According to Sterne Agee CRT, PepsiCo, Inc. PEP needs to break up in order to add more value to shareholders, while The Coca-Cola Co KO should continue with an acquisition-led diversification strategy. Sterne Agee CRT downgraded both stocks to Neutral from Buy.

Pepsi's "Better Together" is counter-intuitive, since beverages is self-sufficient, based on benefits from new packaging formats, convenience push and flavored soda strength. Pepsi has also diversified (somewhat) toward trend-right, fast-growth beverages, helping offset weakness in carbonated soft drinks (CSD).

"A break-up makes sense and would add shareholder value, but we are less confident it happens near-term and savings target increase seems unlikely as well. We see stronger opportunities elsewhere. We see no reason Beverages and Snacks need to stay combined," analyst April Scee wrote in a client note.

Related Link: PepsiCo Lower Following Earnings Release

Pepsi often points to synergies to justify togetherness – global procurement, R&D, IT, etc. all offer back-office synergies.
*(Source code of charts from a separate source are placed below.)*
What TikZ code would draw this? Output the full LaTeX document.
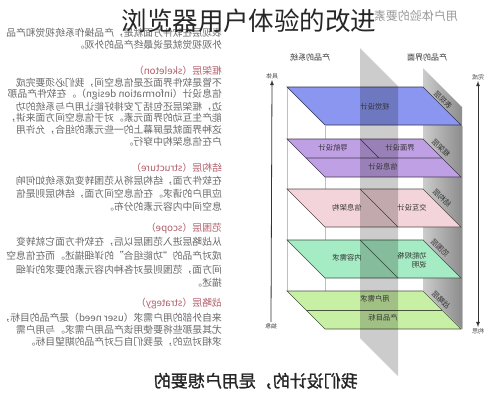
\documentclass[tikz,border=0pt]{standalone}
\usepackage{fontspec}
\setmainfont{Noto Sans CJK SC}
\newfontfamily\heavycjk[FakeBold=1.2]{Noto Sans CJK SC}
\definecolor{bodygray}{RGB}{105,105,105}
\definecolor{headred}{RGB}{178,96,108}
\definecolor{layerblue}{RGB}{138,150,240}
\definecolor{layerpurple}{RGB}{192,160,228}
\definecolor{layerpink}{RGB}{242,212,218}
\definecolor{layermint}{RGB}{165,235,195}
\definecolor{layerlime}{RGB}{200,240,165}
\begin{document}
\begin{tikzpicture}[>=latex, x=1pt, y=-1pt,
    flipx/.style={xscale=-1},
    txt/.style={flipx, anchor=west, inner sep=0pt, text=bodygray, font=\fontsize{9.8}{11}\selectfont},
    head/.style={txt, text=headred},
    lbl/.style={flipx, inner sep=0pt, text=black!80, font=\fontsize{7.3}{8.5}\selectfont},
    side/.style={lbl, rotate=45},
    tiny/.style={flipx, inner sep=1pt, text=black!70, font=\fontsize{6}{7}\selectfont},
    frame/.style={black!25, line width=.4pt}]
\fill[white] (0,0) rectangle (499,400);
\useasboundingbox (0,0) rectangle (499,400);

% text column (mirrored)
\node[txt] (s1) at (222,33) {表现层在软件方面就是，产品操作系统视觉和产品};
\node[txt] (s2) at (222,45) {外观视觉就是说最终产品的外观。};

\node[head] (skh) at (222,71) {框架层（skeleton）};
\node[txt] (sk1) at (222,83) {不管是软件界面还是信息空间，我们必须要完成};
\node[txt] (sk2) at (222,95) {信息设计（information design）。在软件产品那};
\node[txt] (sk3) at (222,107) {边，框架层还包括了安排好能让用户与系统的功};
\node[txt] (sk4) at (222,118) {能产生互动的界面元素。对于信息空间方面来讲，};
\node[txt] (sk5) at (222,130) {这种界面就是屏幕上的一些元素的组合，允许用};
\node[txt] (sk6) at (222,142) {户在信息架构中穿行。};

\node[head] (sth) at (222,168) {结构层（structure）};
\node[txt] (st1) at (222,181) {在软件方面，结构层将从范围转变成系统如何响};
\node[txt] (st2) at (222,194) {应用户的请求。在信息空间方面，结构层则是信};
\node[txt] (st3) at (222,207) {息空间中内容元素的分布。};

\node[head] (sch) at (222,228) {范围层（scope）};
\node[txt] (sc1) at (222,242) {从战略层进入范围层以后，在软件方面它就转变};
\node[txt] (sc2) at (222,256) {成对产品的“功能组合”的详细描述。而在信息空};
\node[txt] (sc3) at (222,270) {间方面，范围则是对各种内容元素的要求的详细};
\node[txt] (sc4) at (222,283) {描述。};

\node[head] (sgh) at (222,304) {战略层（strategy）};
\node[txt] (sg1) at (222,318) {来自外部的用户需求（user need）是产品的目标，};
\node[txt] (sg2) at (222,330) {尤其是那些将要使用该产品用户需求。与用户需};
\node[txt] (sg3) at (222,342) {求相对应的，是我们自己对产品的期望目标。};

% layered model
\shade[left color=black!20, right color=black!45] (423,68)--(462,107)--(462,329)--(423,290)--cycle;
\draw[frame] (287,87)--(287,291);
\draw[frame] (325,126)--(325,329);
\draw[frame] (462,126)--(462,329);

\foreach \t/\c in {87/layerblue,139/layerpurple,189/layerpink,240/layermint,291/layerlime}
{
    \filldraw[fill=\c, draw=\c!35!black, line width=.6pt] (287,\t)--(423,\t)--(461,\t+38)--(325,\t+38)--cycle;
}
\draw[layerpurple!35!black, line width=.6pt] (306,158)--(442,158) (360,139)--(379,158);
\draw[layerpink!35!black, line width=.6pt] (360,189)--(398,227);
\draw[layermint!35!black, line width=.6pt] (360,240)--(398,278);
\draw[layerlime!35!black, line width=.6pt] (306,310)--(442,310);

\fill[black, opacity=.2] (360,48)--(398,86)--(398,376)--(360,338)--cycle;

\node[lbl] (visual) at (375,107) {视觉设计};
\node[lbl] (nav) at (333,148) {导航设计};
\node[lbl] (iface) at (400,148) {界面设计};
\node[lbl] (info) at (383,167) {信息设计};
\node[lbl] (arch) at (347,208) {信息架构};
\node[lbl] (inter) at (412,208) {交互设计};
\node[lbl] (content) at (347,258) {内容需求};
\node[lbl, align=left] (spec) at (412,260) {功能规格\\说明};
\node[lbl] (need) at (375,299) {用户需求};
\node[lbl] (goal) at (383,318) {产品目标};

\node[side] (surf) at (443,100) {表现层};
\node[side] (skel) at (441,148) {框架层};
\node[side] (struc) at (442,198) {结构层};
\node[side] (scope) at (440,248) {范围层};
\node[side] (strat) at (441,300) {战略层};

\node[lbl, font=\fontsize{8}{9}\selectfont] (sys) at (310,57) {产品的系统};
\node[lbl, font=\fontsize{8}{9}\selectfont] (ui) at (427,57) {产品的界面};

\node[tiny] (conc) at (272,76) {具体};
\node[tiny] (abst) at (271,326) {抽象};
\node[tiny] (done) at (478,77) {完成};
\node[tiny] (idea) at (478,331) {构思};
\draw[->, black!80, line width=.8pt] (abst.north)--(conc.south);
\draw[<->, black!80, line width=.8pt] (idea.north)--(done.south);

% headings
\node[flipx, anchor=west, inner sep=0pt, text=black!40, font=\fontsize{12}{14}\selectfont] (elem) at (458,16) {用户体验的要素};
\node[inner sep=0pt, text=black!85, font=\fontsize{25.5}{28}\selectfont] (title) at (249,21) {浏览器用户体验的改进};
\node[flipx, anchor=west, inner sep=0pt, text=black!85, font=\heavycjk\fontsize{17}{19}\selectfont] (motto) at (358,381) {我们设计的，是用户想要的};

\end{tikzpicture}
\end{document}
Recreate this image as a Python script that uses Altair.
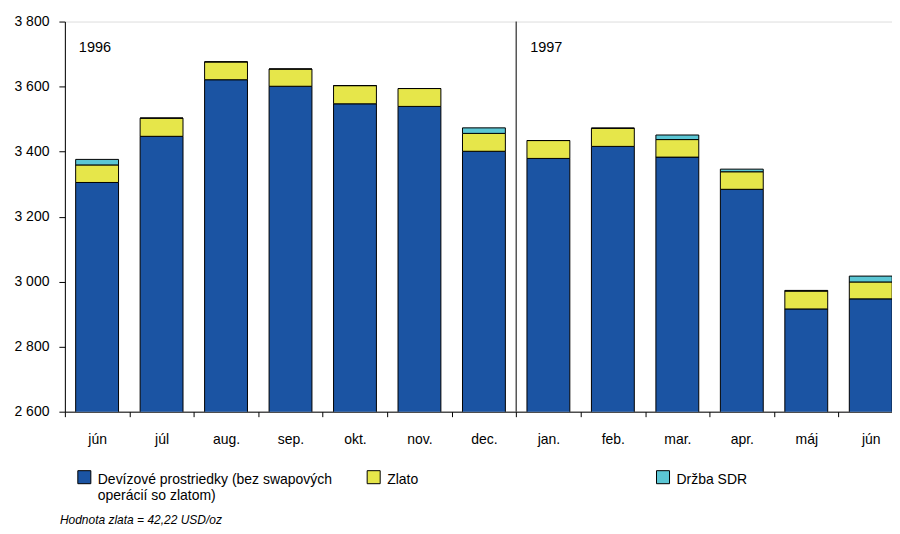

"We do not dispute this but note the two business units need not remain together to perpetuate benefits. We would point to the joint purchasing relationship Pepsi already has with AB-Inbev for both back office and marketing," Scee noted.

Meanwhile, Coke is diversifying away from North American CSD market amid challenging industry environment. Pricing (less discounting, smaller pack sizes, channel mix, rate increases) and commodity tailwinds are helping stabilize the business. "Coke has the advantage when courting niche beverages that need cold distribution (something Dr Pepper's Allied Brands cannot offer) so acquisition-led diversification should continue (and would hopefully be accelerated)," Scee said.

However, the analyst sees limited upside for Coke in the next 12 months, despite $3 billion savings likely understates potential. Re-franchising should boost sales and Coke could eventually transition the 60+ independent distributors to stronger hands.

The analyst maintained the fiscal 2016 EPS outlook for Pepsi at $4.65 (guidance $4.66), but trimmed Coke's full-year estimate by 9 cents to $1.93 (guidance $1.90–1.94) on accelerated North American refranchising and forex issues. Analysts, on average, expect full-year earnings of $4.68 a share for Pepsi and $1.94 a share for Coke.

Shares of Pepsi and Coke have been up 1 percent and 3 percent, respectively, this year. The broader S&P 500 index has been down 5 percent during the same period.